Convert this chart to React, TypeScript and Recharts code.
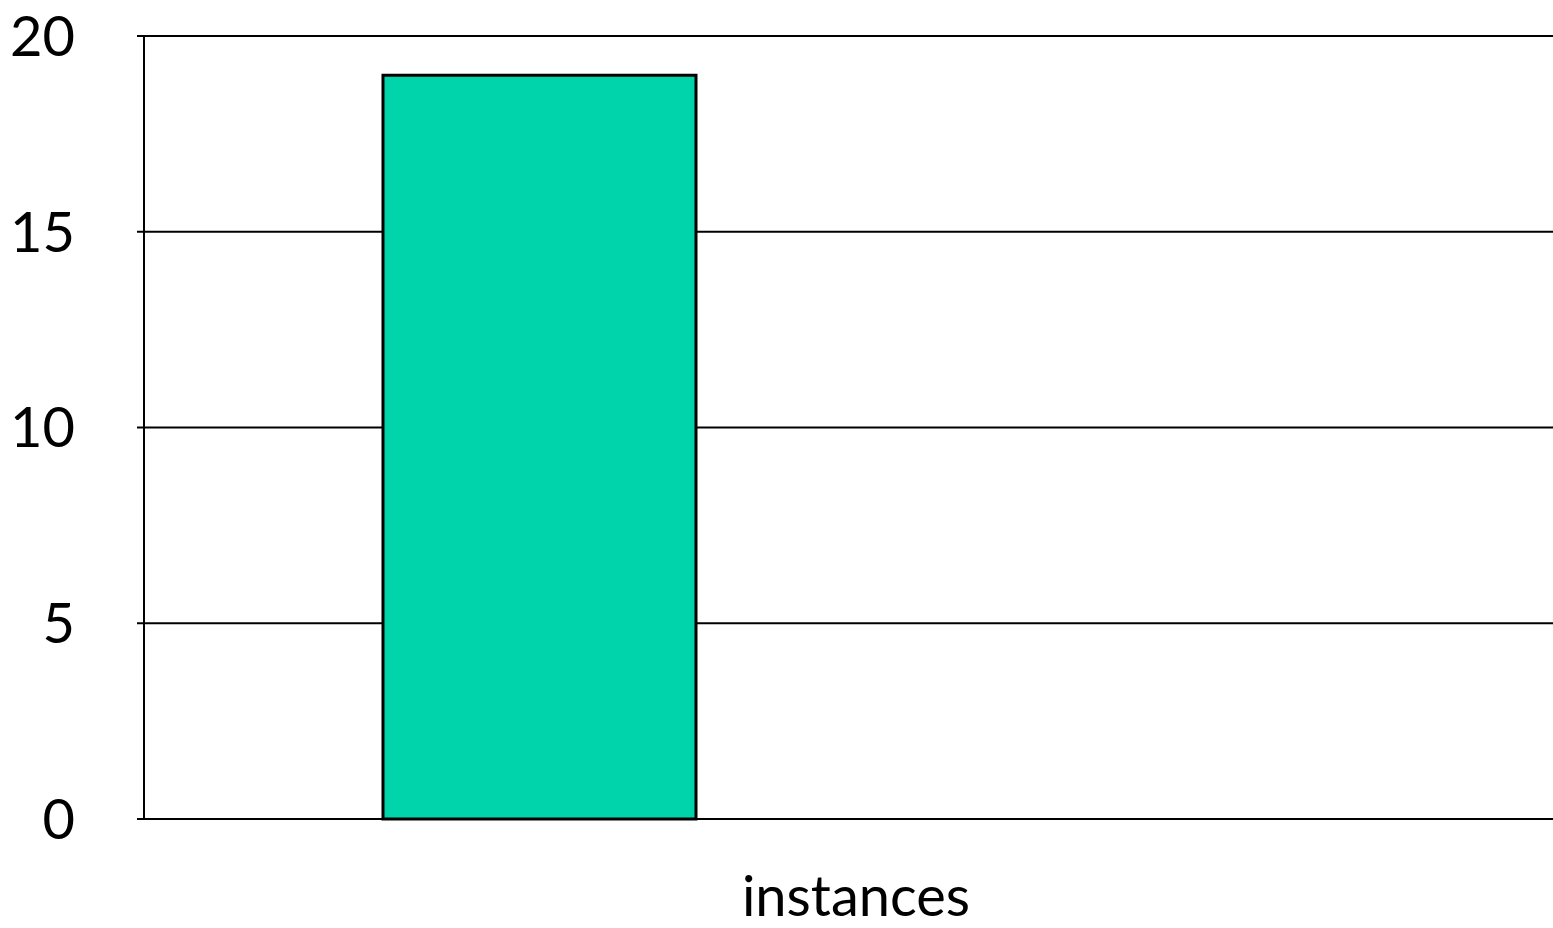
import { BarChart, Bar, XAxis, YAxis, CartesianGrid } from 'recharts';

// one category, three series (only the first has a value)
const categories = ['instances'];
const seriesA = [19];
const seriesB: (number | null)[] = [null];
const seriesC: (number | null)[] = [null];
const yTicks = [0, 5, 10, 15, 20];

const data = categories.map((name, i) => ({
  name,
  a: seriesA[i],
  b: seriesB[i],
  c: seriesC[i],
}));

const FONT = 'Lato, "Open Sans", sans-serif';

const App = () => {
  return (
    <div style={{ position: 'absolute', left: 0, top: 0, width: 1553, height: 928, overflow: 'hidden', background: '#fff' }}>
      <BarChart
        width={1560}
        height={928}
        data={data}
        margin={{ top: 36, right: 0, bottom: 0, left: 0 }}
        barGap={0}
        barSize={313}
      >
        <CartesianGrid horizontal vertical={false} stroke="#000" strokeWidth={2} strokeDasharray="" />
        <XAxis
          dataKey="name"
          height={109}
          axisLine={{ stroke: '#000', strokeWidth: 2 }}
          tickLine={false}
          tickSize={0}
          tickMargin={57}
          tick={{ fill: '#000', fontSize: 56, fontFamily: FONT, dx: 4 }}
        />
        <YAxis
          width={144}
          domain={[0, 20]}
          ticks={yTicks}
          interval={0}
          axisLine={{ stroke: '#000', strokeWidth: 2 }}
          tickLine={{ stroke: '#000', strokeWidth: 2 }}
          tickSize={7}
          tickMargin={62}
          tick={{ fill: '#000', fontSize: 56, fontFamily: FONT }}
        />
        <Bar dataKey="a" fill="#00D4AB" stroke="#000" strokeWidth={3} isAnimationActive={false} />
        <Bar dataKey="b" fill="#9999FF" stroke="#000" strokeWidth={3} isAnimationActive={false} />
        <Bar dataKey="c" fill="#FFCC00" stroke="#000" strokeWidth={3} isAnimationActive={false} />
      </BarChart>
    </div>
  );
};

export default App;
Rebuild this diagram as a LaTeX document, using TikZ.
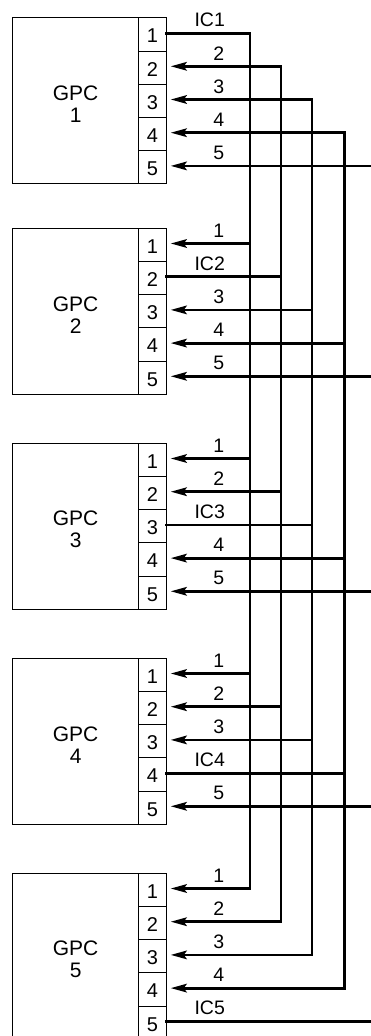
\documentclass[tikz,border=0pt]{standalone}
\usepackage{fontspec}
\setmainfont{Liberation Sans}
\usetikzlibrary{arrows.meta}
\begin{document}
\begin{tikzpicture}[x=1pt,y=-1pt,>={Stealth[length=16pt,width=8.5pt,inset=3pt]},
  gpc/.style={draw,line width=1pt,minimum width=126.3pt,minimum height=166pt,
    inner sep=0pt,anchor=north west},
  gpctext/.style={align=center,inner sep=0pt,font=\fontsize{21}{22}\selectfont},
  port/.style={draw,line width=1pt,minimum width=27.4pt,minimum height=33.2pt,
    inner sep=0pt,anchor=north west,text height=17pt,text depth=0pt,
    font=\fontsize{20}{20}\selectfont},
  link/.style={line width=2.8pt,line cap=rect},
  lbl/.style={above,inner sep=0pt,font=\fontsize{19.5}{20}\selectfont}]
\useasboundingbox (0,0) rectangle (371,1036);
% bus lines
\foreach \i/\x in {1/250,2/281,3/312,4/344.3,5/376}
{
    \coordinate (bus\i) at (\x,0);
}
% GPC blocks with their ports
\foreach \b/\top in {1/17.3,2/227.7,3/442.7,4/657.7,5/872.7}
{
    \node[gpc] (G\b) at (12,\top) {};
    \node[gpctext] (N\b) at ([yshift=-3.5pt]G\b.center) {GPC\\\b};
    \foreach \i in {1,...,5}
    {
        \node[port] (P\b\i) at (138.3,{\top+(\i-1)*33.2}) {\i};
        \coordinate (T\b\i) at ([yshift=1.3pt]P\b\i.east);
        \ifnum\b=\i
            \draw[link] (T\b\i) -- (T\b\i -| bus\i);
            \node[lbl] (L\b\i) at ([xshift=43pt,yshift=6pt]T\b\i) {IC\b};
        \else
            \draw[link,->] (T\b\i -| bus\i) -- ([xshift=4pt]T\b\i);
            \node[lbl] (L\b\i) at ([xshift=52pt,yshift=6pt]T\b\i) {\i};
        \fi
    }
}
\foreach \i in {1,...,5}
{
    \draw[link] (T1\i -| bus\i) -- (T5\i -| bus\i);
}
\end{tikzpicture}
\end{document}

THE REQUEST: Make an exact copy of all entries above, dropping the images.

SOLUTION:
Convert this chart to React, TypeScript and Recharts code.
import { BarChart, Bar, XAxis, YAxis, CartesianGrid } from 'recharts';

// one category, three series (only the first has a value)
const categories = ['instances'];
const seriesA = [19];
const seriesB: (number | null)[] = [null];
const seriesC: (number | null)[] = [null];
const yTicks = [0, 5, 10, 15, 20];

const data = categories.map((name, i) => ({
  name,
  a: seriesA[i],
  b: seriesB[i],
  c: seriesC[i],
}));

const FONT = 'Lato, "Open Sans", sans-serif';

const App = () => {
  return (
    <div style={{ position: 'absolute', left: 0, top: 0, width: 1553, height: 928, overflow: 'hidden', background: '#fff' }}>
      <BarChart
        width={1560}
        height={928}
        data={data}
        margin={{ top: 36, right: 0, bottom: 0, left: 0 }}
        barGap={0}
        barSize={313}
      >
        <CartesianGrid horizontal vertical={false} stroke="#000" strokeWidth={2} strokeDasharray="" />
        <XAxis
          dataKey="name"
          height={109}
          axisLine={{ stroke: '#000', strokeWidth: 2 }}
          tickLine={false}
          tickSize={0}
          tickMargin={57}
          tick={{ fill: '#000', fontSize: 56, fontFamily: FONT, dx: 4 }}
        />
        <YAxis
          width={144}
          domain={[0, 20]}
          ticks={yTicks}
          interval={0}
          axisLine={{ stroke: '#000', strokeWidth: 2 }}
          tickLine={{ stroke: '#000', strokeWidth: 2 }}
          tickSize={7}
          tickMargin={62}
          tick={{ fill: '#000', fontSize: 56, fontFamily: FONT }}
        />
        <Bar dataKey="a" fill="#00D4AB" stroke="#000" strokeWidth={3} isAnimationActive={false} />
        <Bar dataKey="b" fill="#9999FF" stroke="#000" strokeWidth={3} isAnimationActive={false} />
        <Bar dataKey="c" fill="#FFCC00" stroke="#000" strokeWidth={3} isAnimationActive={false} />
      </BarChart>
    </div>
  );
};

export default App;
Rebuild this diagram as a LaTeX document, using TikZ.
\documentclass[tikz,border=0pt]{standalone}
\usepackage{fontspec}
\setmainfont{Liberation Sans}
\usetikzlibrary{arrows.meta}
\begin{document}
\begin{tikzpicture}[x=1pt,y=-1pt,>={Stealth[length=16pt,width=8.5pt,inset=3pt]},
  gpc/.style={draw,line width=1pt,minimum width=126.3pt,minimum height=166pt,
    inner sep=0pt,anchor=north west},
  gpctext/.style={align=center,inner sep=0pt,font=\fontsize{21}{22}\selectfont},
  port/.style={draw,line width=1pt,minimum width=27.4pt,minimum height=33.2pt,
    inner sep=0pt,anchor=north west,text height=17pt,text depth=0pt,
    font=\fontsize{20}{20}\selectfont},
  link/.style={line width=2.8pt,line cap=rect},
  lbl/.style={above,inner sep=0pt,font=\fontsize{19.5}{20}\selectfont}]
\useasboundingbox (0,0) rectangle (371,1036);
% bus lines
\foreach \i/\x in {1/250,2/281,3/312,4/344.3,5/376}
{
    \coordinate (bus\i) at (\x,0);
}
% GPC blocks with their ports
\foreach \b/\top in {1/17.3,2/227.7,3/442.7,4/657.7,5/872.7}
{
    \node[gpc] (G\b) at (12,\top) {};
    \node[gpctext] (N\b) at ([yshift=-3.5pt]G\b.center) {GPC\\\b};
    \foreach \i in {1,...,5}
    {
        \node[port] (P\b\i) at (138.3,{\top+(\i-1)*33.2}) {\i};
        \coordinate (T\b\i) at ([yshift=1.3pt]P\b\i.east);
        \ifnum\b=\i
            \draw[link] (T\b\i) -- (T\b\i -| bus\i);
            \node[lbl] (L\b\i) at ([xshift=43pt,yshift=6pt]T\b\i) {IC\b};
        \else
            \draw[link,->] (T\b\i -| bus\i) -- ([xshift=4pt]T\b\i);
            \node[lbl] (L\b\i) at ([xshift=52pt,yshift=6pt]T\b\i) {\i};
        \fi
    }
}
\foreach \i in {1,...,5}
{
    \draw[link] (T1\i -| bus\i) -- (T5\i -| bus\i);
}
\end{tikzpicture}
\end{document}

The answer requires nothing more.